“What does it take to get a private pilots license, and how much is this going to cost me?”
That’s the first question from just about everyone we speak to at Third Coast Aviation LLC (“TCA“) – this also happens to be one of the most complicated questions to answer. No two student pilots are the same, that’s really the answer, but that doesn’t help anyone. To make matters even more complicated, there is no set period which qualifies a student to pass the tests required by the Federal Aviation Administration (“FAA“).
The student is required to have 40 hours of flight instruction and a Certified Flight Instructor (“CFI“) endorsement to take both the written and practical exams. However, the reality is that very few students will have the confidence, knowledge, and skills to pass the practical exam which is administered by a FAA Flight examiner or a Designated Pilot Examiner (DPE) after just 40 hours.
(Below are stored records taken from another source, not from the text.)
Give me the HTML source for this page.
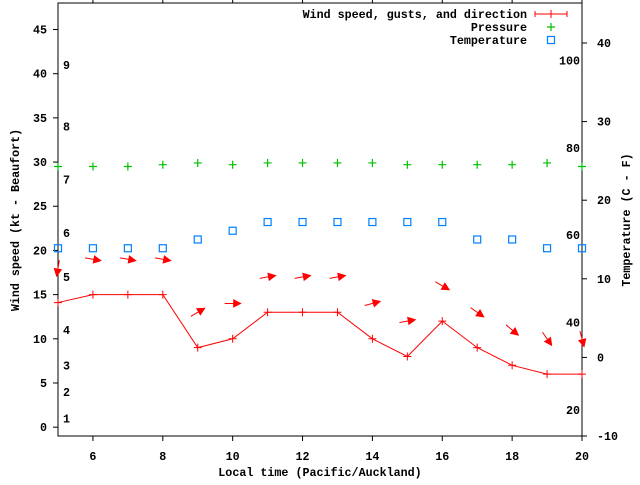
<!DOCTYPE html>
<html><head><meta charset="utf-8"><style>
body{margin:0;background:#fff}
svg text{font-family:"Liberation Mono",monospace;font-weight:bold;font-size:11.7px;fill:#000}
</style></head><body>
<svg id="c" width="640" height="480" xmlns="http://www.w3.org/2000/svg"></svg>
<script>
const hours=[5,6,7,8,9,10,11,12,13,14,15,16,17,18,19,20];
const windSpeed=[14.1,15,15,15,9,10,13,13,13,10,8,12,9,7,6,6];
const windGust=[18,19,19,19,13,14,17,17,17,14,12,16,13,11,10,10];
const windDirDeg=[100,10,10,10,-30,0,-10,-10,-10,-15,-10,30,35,40,55,75];
const pressure=[29.5,29.5,29.5,29.7,29.9,29.7,29.9,29.9,29.9,29.9,29.7,29.7,29.7,29.7,29.9,29.5];
const tempF=[57,57,57,57,59,61,63,63,63,63,63,63,59,59,57,57];
const xTicks=[6,8,10,12,14,16,18,20];
const yTicks=[0,5,10,15,20,25,30,35,40,45];
const cTicks=[-10,0,10,20,30,40];
const fTicks=[20,40,60,80,100];
const beaufortKt=[1,4,7,11,17,22,28,34,41];
const beaufortLabels=["1","2","3","4","5","6","7","8","9"];

const L=58,R=582,T=3,B=436;
const X=v=>L+(v-5)/15*(R-L);
const Y=v=>B-(v+1)/49*(B-T);
const YC=c=>B-(c+10)/50*(B-43);
const YF=f=>YC((f-32)*5/9);
const svg=document.getElementById('c');
const NS='http://www.w3.org/2000/svg';
function el(tag,attrs,txt){const e=document.createElementNS(NS,tag);for(const k in attrs)e.setAttribute(k,attrs[k]);if(txt!==undefined)e.textContent=txt;svg.appendChild(e);return e;}

let e;
e=el('rect',{x:L,y:T,width:R-L,height:B-T,fill:'none',stroke:'#000','stroke-width':1});



xTicks.forEach(v=>{
  e=el('path',{d:`M${X(v)},${B}v5M${X(v)},${T}v-4`,stroke:'#000'});
  
  
  e=el('text',{x:X(v),y:B+24,'text-anchor':'middle'},String(v));
  
  
});
yTicks.forEach(v=>{
  e=el('path',{d:`M${L-5},${Y(v)}h5`,stroke:'#000'});
  
  
  e=el('text',{x:47,y:Y(v)+4,'text-anchor':'end'},String(v));
  
  
});
cTicks.forEach(v=>{
  e=el('path',{d:`M${R},${YC(v)}h5`,stroke:'#000'});
  
  
  e=el('text',{x:597,y:YC(v)+4},String(v));
  
  
});
fTicks.forEach(v=>{
  e=el('text',{x:580,y:YF(v)+4,'text-anchor':'end'},String(v));
  
  
});
beaufortKt.forEach((v,i)=>{
  e=el('text',{x:63,y:Y(v)+4},beaufortLabels[i]);
  
  
});

// temperature
tempF.forEach((f,i)=>{
  e=el('rect',{x:X(hours[i])-3.5,y:YF(f)-3.5,width:7,height:7,fill:'none',stroke:'#0080ff','stroke-width':1.2});
  
  
});
// pressure
pressure.forEach((p,i)=>{
  const x=X(hours[i]),y=Y(p);
  e=el('path',{d:`M${x-4},${y}h8M${x},${y-4}v8`,stroke:'#00c000','stroke-width':1.2});
  
  
});
// wind line
e=el('polyline',{points:hours.map((h,i)=>X(h)+','+Y(windSpeed[i])).join(' '),fill:'none',stroke:'#ff0000','stroke-width':1});


windSpeed.forEach((s,i)=>{
  const x=X(hours[i]),y=Y(s);
  e=el('path',{d:`M${x-4},${y}h8M${x},${y-4}v8`,stroke:'#ff0000','stroke-width':1});
  
  
});
// arrows
windGust.forEach((g,i)=>{
  const x=X(hours[i]),y=Y(g),a=windDirDeg[i]*Math.PI/180,Lh=8;
  const c=Math.cos(a),s=Math.sin(a);
  const x0=x-Lh*c,y0=y-Lh*s,x1=x+Lh*c,y1=y+Lh*s;
  const bx=x1-7*c,by=y1-7*s;
  e=el('path',{d:`M${x0},${y0}L${x1},${y1}M${x1},${y1}L${bx-3.5*s},${by+3.5*c}L${bx+3.5*s},${by-3.5*c}Z`,stroke:'#ff0000',fill:'#ff0000','stroke-width':1});
  
  
});

// legend
const lg=[['Wind speed, gusts, and direction',14],['Pressure',27],['Temperature',40]];
lg.forEach(([t,y])=>{
  e=el('text',{x:527,y:y+4,'text-anchor':'end'},t);
  
  
});
e=el('path',{d:'M535,14h32M535,11v6M567,11v6M551,10v8',stroke:'#ff0000'});


e=el('path',{d:'M547,27h8M551,23v8',stroke:'#00c000','stroke-width':1.2});


e=el('rect',{x:547.5,y:36.5,width:7,height:7,fill:'none',stroke:'#0080ff','stroke-width':1.2});



e=el('text',{x:320,y:476,'text-anchor':'middle'},'Local time (Pacific/Auckland)');


e=el('text',{x:0,y:0,'text-anchor':'middle',transform:'translate(19,220) rotate(-90)'},'Wind speed (kt - Beaufort)');


e=el('text',{x:0,y:0,'text-anchor':'middle',transform:'translate(630,220) rotate(-90)'},'Temperature (C - F)');


</script>
</body></html>
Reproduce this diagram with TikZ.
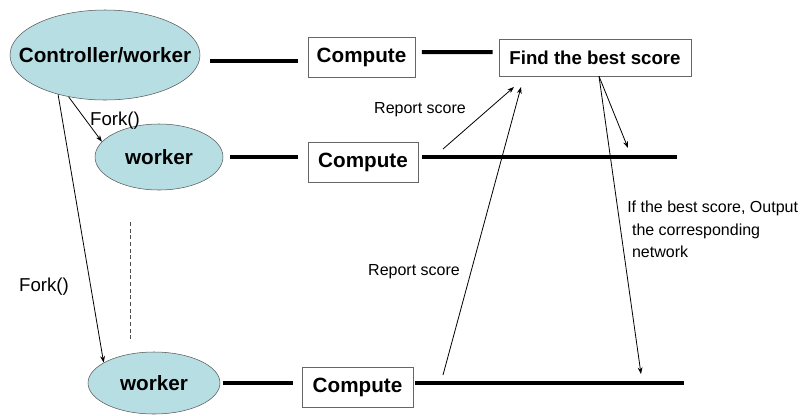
\documentclass[tikz,border=0pt]{standalone}
\usepackage{fontspec}
\setmainfont{Liberation Sans}
\usetikzlibrary{arrows.meta, positioning, shapes.geometric}
\definecolor{workerfill}{RGB}{183,222,226}

\begin{document}
\begin{tikzpicture}[
  x=0.75pt, y=-0.75pt,
  proc/.style={draw=black!65, fill=workerfill, ellipse, inner sep=0pt},
  proctext/.style={font=\fontsize{15.5}{18}\selectfont\bfseries},
  box/.style={draw=black!60, rectangle, fill=white, inner sep=0pt, font=\fontsize{15.5}{18}\selectfont\bfseries},
  bar/.style={line width=3pt},
  arrow/.style={-{Stealth[length=5pt, width=3.6pt]}, line width=0.6pt},
  lbl/.style={font=\fontsize{12}{16.8}\selectfont},
  forklbl/.style={font=\fontsize{14}{16}\selectfont}
]
  \useasboundingbox (0,0) rectangle (804,415);

  % processes
  \node[proc, minimum width=142.5pt, minimum height=67.5pt,
        label={[proctext]center:Controller/worker}] (ctrl) at (105,55) {};
  \node[proc, minimum width=96pt, minimum height=49.5pt,
        label={[proctext]center:worker}] (w1) at (159,157) {};
  \node[proc, minimum width=99pt, minimum height=46.5pt,
        label={[proctext]center:worker}] (w2) at (154,383) {};

  % compute boxes
  \node[box, minimum width=80.25pt, minimum height=30pt] (c1) at (361.5,57) {Compute};
  \node[box, minimum width=82.5pt, minimum height=30pt] (c2) at (363,162) {Compute};
  \node[box, minimum width=83.25pt, minimum height=30pt] (c3) at (357.5,387) {Compute};
  \node[box, minimum width=144pt, minimum height=27.75pt, font=\fontsize{14}{16}\selectfont\bfseries] (find) at (595,57.5) {Find the best score};

  % time lines
  \coordinate (e2) at (677,157);
  \coordinate (e3) at (684,383);
  \draw[bar, shorten <=7.5pt, shorten >=7.5pt] ([yshift=-4.5pt]ctrl.east) -- ([yshift=-3pt]c1.west);
  \draw[bar, shorten <=5pt, shorten >=4.5pt] ([yshift=3.75pt]c1.east) -- ([yshift=4pt]find.west);
  \draw[bar, shorten <=5pt, shorten >=7pt] (w1.east) -- (w1.east -| c2.west);
  \draw[bar, shorten <=3pt] (c2.east |- e2) -- (e2);
  \draw[bar, shorten <=2.25pt, shorten >=6.75pt] (w2.east) -- (w2.east -| c3.west);
  \draw[bar, shorten <=1.5pt] (c3.east |- e3) -- (e3);

  % fork
  \draw[arrow] (ctrl.229) -- (w1.165);
  \draw[arrow] (ctrl.220) -- (w2.158);
  \node[forklbl] (f1) at (115,121) {Fork()};
  \node[forklbl] (f2) at (44,287) {Fork()};
  \draw[dashed, black!70, line width=0.6pt, dash pattern=on 3pt off 2pt] (130,222) -- (130,340);

  % report and output
  \coordinate (rep1) at (443,149);
  \coordinate (rep2) at (443,375);
  \coordinate (hit1) at (514,87);
  \coordinate (hit2) at (521,87);
  \coordinate (out1) at (628,148);
  \coordinate (out2) at (641,374);
  \draw[arrow] (rep1) -- (hit1);
  \draw[arrow] (rep2) -- (hit2);
  \draw[arrow] ([xshift=3pt]find.south) -- (out1);
  \draw[arrow] ([xshift=3pt]find.south) -- (out2);
  \node[lbl] (rs1) at (420,110) {Report score};
  \node[lbl] (rs2) at (414,272) {Report score};
  \node[lbl, anchor=north west, align=left, inner sep=0pt] (note) at (627,201)
    {If the best score, Output\\\hspace{0.3em}the corresponding\\\hspace{0.3em}network};
\end{tikzpicture}
\end{document}
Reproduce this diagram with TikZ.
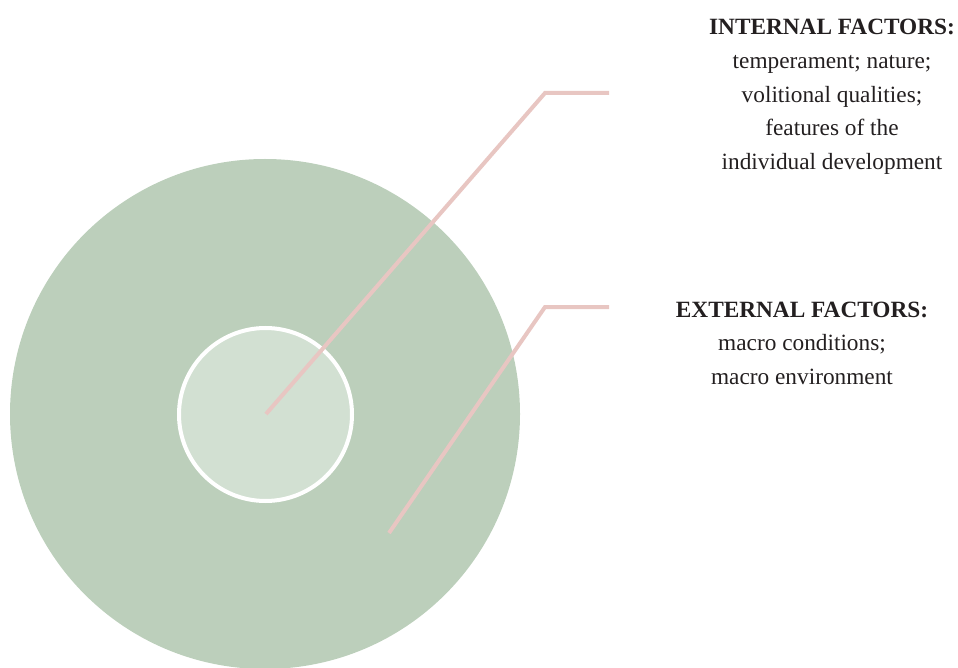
\documentclass[tikz,border=0pt]{standalone}
\usepackage{fontspec}
\setmainfont{Liberation Serif}
\definecolor{outergreen}{HTML}{BCCFBB}
\definecolor{innergreen}{HTML}{D2E0D2}
\definecolor{leader}{HTML}{E8C6C2}
\definecolor{inktext}{HTML}{231F20}
\tikzset{
  leaderline/.style={draw=leader, line width=4pt, line join=miter},
  factortext/.style={align=center, inner sep=0pt, anchor=north,
    font=\fontsize{23.3}{33.8}\selectfont, text=inktext}
}
\begin{document}
\begin{tikzpicture}[x=1pt, y=-1pt]
  \useasboundingbox (0,0) rectangle (958,668);
  \clip (0,0) rectangle (958,668);
  % concentric circles
  \node (outer) [circle, fill=outergreen, minimum size=510pt, inner sep=0pt] at (265,414) {};
  \node (inner) [circle, fill=innergreen, draw=white, line width=4pt, minimum size=173pt, inner sep=0pt] at (265.5,414.5) {};
  % leader line ends
  \coordinate (cin) at (266,414);
  \coordinate (kin) at (545,93);
  \coordinate (ein) at (609,93);
  \coordinate (cex) at (389,533);
  \coordinate (kex) at (545,307);
  \coordinate (eex) at (609,307);
  \draw[leaderline] (cin) -- (kin) -- (ein);
  \draw[leaderline] (cex) -- (kex) -- (eex);
  % labels
  \node (internal) [factortext] at (832,18.8) {\textbf{INTERNAL FACTORS:}\\temperament; nature;\\volitional qualities;\\features of the\\individual development};
  \node (external) [factortext] at (802,301.5) {\textbf{EXTERNAL FACTORS:}\\macro conditions;\\macro environment};
\end{tikzpicture}
\end{document}
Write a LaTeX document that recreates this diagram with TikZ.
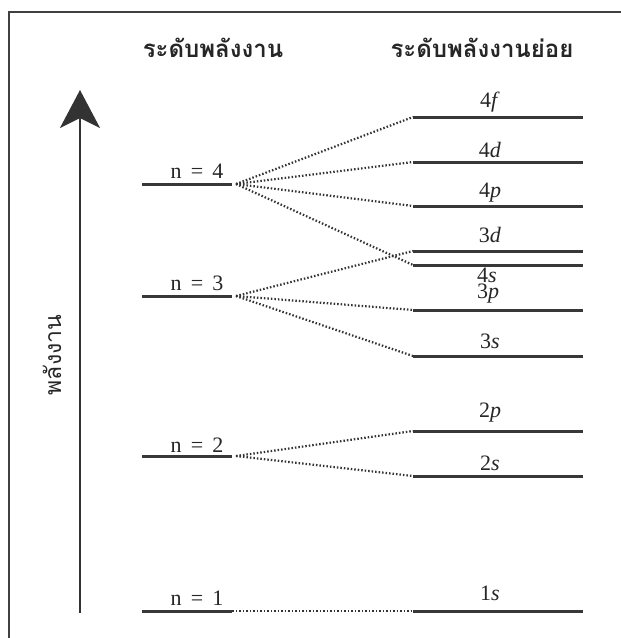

The average student may complete the flight training within 55 hours if they are attending training at least 2 to 3 times weekly. The fewer times per week a student attends training, the more hours it takes them to complete the program. The reason is proficiency, confidence, and knowledge take longer to develop over longer periods of time.
Wow! Can you imagine the complex questions and conversations arising after attempting to explain the details of how many hours it will take to become a private pilot? Just think, we haven’t even gotten to the concept of cost yet.
At Third Coast Aviation LLC, we concentrate on getting students to their first solo flight. Thus, most of our students can budget about $5,000 to get to their solo flight. In the beginning, many students just don’t have a concept of what they will be able to accomplish. By concentrating on the solo flight, students can budget 20 to 25 hours of training toward their solo flight. Once they have successfully completed their solo flight, they can now take a logical approach to how many hours the rest of their training will take.
Also, remember that the CFI is solely responsible for determining when the student pilot is ready for their solo flight, so even this is go by budget is pretty much “up in the air“. Well, I hope this helped at least a little.